The impacted domains have different name servers at the zone and TLD delegation level, and these name servers serve different zone content for the domain, eg for say a "domain.tld":
- some of these serve a valid zone content such as (A): domain.tld. IN MX 1 mail.domain.tld. mail.domain.tld IN A 192.168.1.1
- others server a "parking" like zone (B): *.domain.tld. IN CNAME domain.tld. domain.tld. IN A 192.168.1.2
None of these zones are signed.
When trying to check for DANE support for the domain, the following scenario can happen if data from both zones is intermixed:
1) MX lookup for the domain: returns "1 mail.domain.tld." (from zone A) 2) A/AAAA lookup for "mail.domain.tld": returns "A 192.168.1.1" through "CNAME domain.tld." (from zone B) 3) Since the A reply is insecure and is from a CNAME alias, as per §2.2.2 of the RFC we issue an explicit CNAME request on "mail.domain.tld." to check if this is secure: this returns a NODATA answer (from zone A)

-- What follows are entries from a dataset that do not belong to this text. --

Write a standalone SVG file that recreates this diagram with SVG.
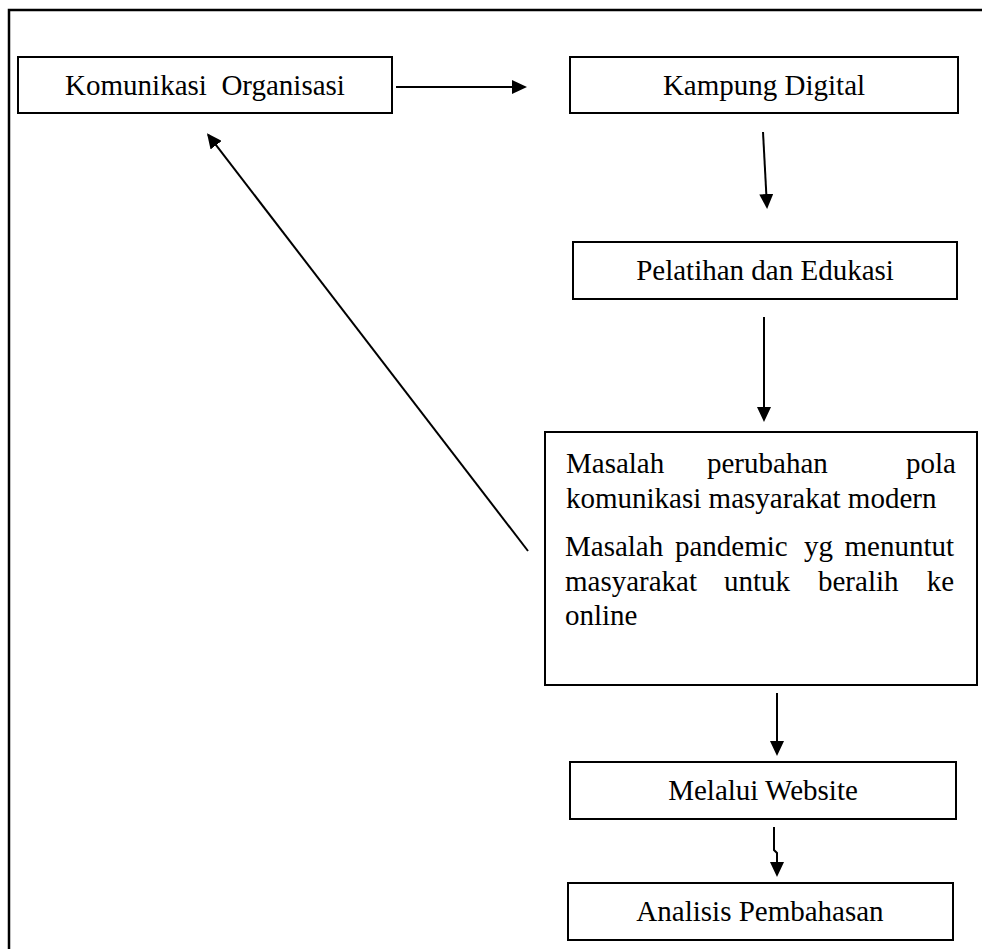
<svg xmlns="http://www.w3.org/2000/svg" width="982" height="949" viewBox="0 0 982 949">
  <style>
    .box { fill: #ffffff; stroke: #000000; stroke-width: 2; }
    .lbl { font-family: "Liberation Serif", "Times New Roman", serif; font-size: 29px; fill: #000000; }
    .c { text-anchor: middle; }
    .conn { fill: none; stroke: #000000; stroke-width: 2; }
  </style>
  <defs>
    <marker id="ah" markerUnits="userSpaceOnUse" markerWidth="16" markerHeight="14" refX="13" refY="7" orient="auto">
      <path d="M0,0 L15,7 L0,14 Z" fill="#000000"/>
    </marker>
  </defs>
  <rect x="0" y="0" width="982" height="949" fill="#ffffff"/>
  <path d="M9,949 V10 H982" fill="none" stroke="#000000" stroke-width="2.5"/>

  <g id="komunikasi-organisasi">
    <rect class="box" x="18" y="57" width="374" height="56"/>
    <text class="lbl c" x="205" y="95" xml:space="preserve">Komunikasi  Organisasi</text>
  </g>
  <g id="kampung-digital">
    <rect class="box" x="570" y="57" width="388" height="56"/>
    <text class="lbl c" x="764" y="95">Kampung Digital</text>
  </g>
  <g id="pelatihan-edukasi">
    <rect class="box" x="573" y="242" width="384" height="57"/>
    <text class="lbl c" x="765" y="280">Pelatihan dan Edukasi</text>
  </g>
  <g id="masalah">
    <rect class="box" x="545" y="432" width="432" height="253"/>
    <text class="lbl" y="473">
      <tspan x="566">Masalah</tspan>
      <tspan x="707">perubahan</tspan>
      <tspan x="956" text-anchor="end">pola</tspan>
    </text>
    <text class="lbl" x="566" y="508">komunikasi masyarakat modern</text>
    <text class="lbl" y="556">
      <tspan x="565">Masalah</tspan>
      <tspan x="675">pandemic</tspan>
      <tspan x="804">yg</tspan>
      <tspan x="954" text-anchor="end">menuntut</tspan>
    </text>
    <text class="lbl" y="591">
      <tspan x="565">masyarakat</tspan>
      <tspan x="724">untuk</tspan>
      <tspan x="818">beralih</tspan>
      <tspan x="954" text-anchor="end">ke</tspan>
    </text>
    <text class="lbl" x="565" y="625">online</text>
  </g>
  <g id="melalui-website">
    <rect class="box" x="570" y="762" width="386" height="57"/>
    <text class="lbl c" x="763" y="800">Melalui Website</text>
  </g>
  <g id="analisis-pembahasan">
    <rect class="box" x="568" y="883" width="385" height="57"/>
    <text class="lbl c" x="760" y="921">Analisis Pembahasan</text>
  </g>

  <g id="connectors">
    <line class="conn" x1="396" y1="87" x2="525" y2="87" marker-end="url(#ah)"/>
    <line class="conn" x1="763" y1="132" x2="767" y2="207" marker-end="url(#ah)"/>
    <line class="conn" x1="764" y1="317" x2="764" y2="420" marker-end="url(#ah)"/>
    <line class="conn" x1="528" y1="551" x2="208.2" y2="134.9" marker-end="url(#ah)"/>
    <line class="conn" x1="777" y1="693" x2="777" y2="754" marker-end="url(#ah)"/>
    <polyline class="conn" points="774,827 774,850 777,853 777,875" marker-end="url(#ah)"/>
  </g>
</svg>
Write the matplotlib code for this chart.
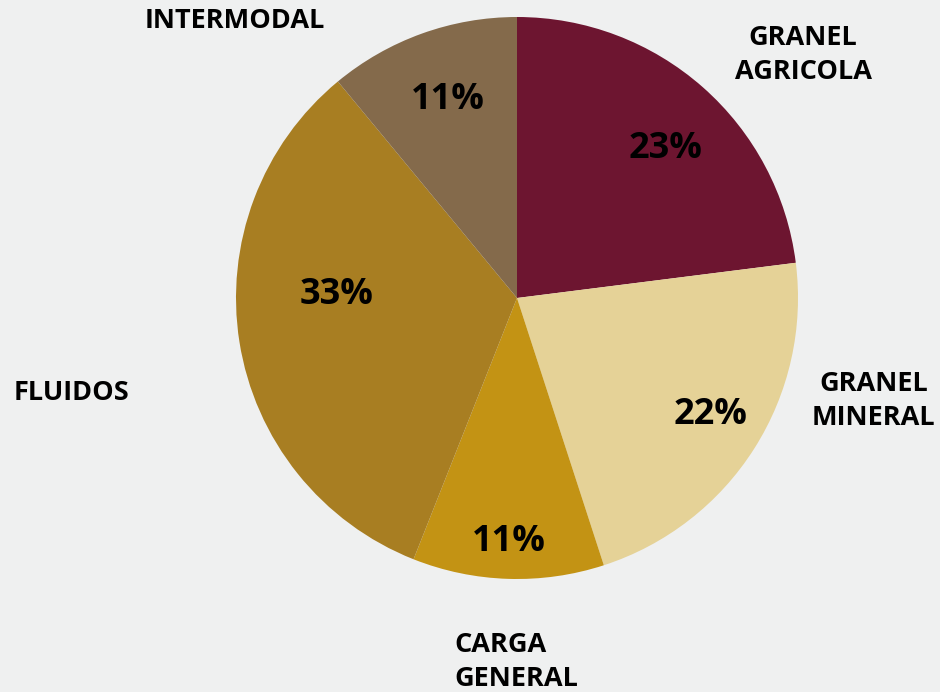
import matplotlib
matplotlib.use("Agg")
import matplotlib.pyplot as plt

plt.rcParams["font.family"] = ["Open Sans", "DejaVu Sans"]

categories = ["GRANEL\nAGRICOLA", "GRANEL\nMINERAL", "CARGA\nGENERAL", "FLUIDOS", "INTERMODAL"]
shares = [23, 22, 11, 33, 11]
colors = ["#6d1530", "#e5d297", "#c39314", "#a87e22", "#846a4b"]

# layout, in pie-radius units from the centre
label_xy = [(1.018, 0.874), (1.269, -0.358), (-0.224, -1.285), (-1.584, -0.327), (-1.004, 0.995)]
label_align = ["center", "center", "left", "center", "center"]
pct_xy = [(0.527, 0.537), (0.687, -0.409), (-0.030, -0.861), (-0.641, 0.018), (-0.247, 0.714)]

fig = plt.figure(figsize=(9.4, 6.92), dpi=100)
fig.patch.set_facecolor("#eff0f0")
ax = fig.add_axes([0, 0, 1, 1])
ax.set_facecolor("#eff0f0")

wedges, _ = ax.pie(shares, colors=colors, startangle=90, counterclock=False,
                   radius=1.0, wedgeprops=dict(linewidth=0))

ax.set_xlim(-517 / 281, (940 - 517) / 281)
ax.set_ylim(-(692 - 298) / 281, 298 / 281)
ax.set_aspect("auto")
ax.axis("off")

for i, w in enumerate(wedges):
    x, y = pct_xy[i]
    ax.text(x, y - 0.008, f"{shares[i]}%", ha="center", va="center",
            fontsize=26, fontweight="bold", color="black")
    x, y = label_xy[i]
    ax.text(x, y - 0.01, categories[i], ha=label_align[i], va="center",
            multialignment=label_align[i], fontsize=19.5, fontweight="bold",
            color="black", linespacing=1.4)

fig.savefig("out.png", dpi=100, facecolor=fig.get_facecolor())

In that case, our implementation considers that having a NODATA answer to a CNAME that it received previously in a former response is suspicious, and temporary fails this delivery attempt as if we hit a DNS error. (Subsequent retries may have a different reply order subject to DNS caches refresh, but since only the address in zone A is a valid next-hop, odds for a successful delivery are low)
AFAIK, this particular case is not covered by the RFC, and we're trying to assess if degrading to Opportunistic TLS in that case instead of temporary failing could actually introduce some security flaw in the process.
It seems to me that for an attacker to be able to purposely return such inconsistent answers, he would need to be able to spoof answers if zones are not signed (like here) or have either control of the zone DNS key or of the MTA's resolver, both which would allow other ways to skip DANE.
I'd like to get your opinions on this. Does that sound safe ? What do other implementations do in that particular case ?
Thanks,
Gaël.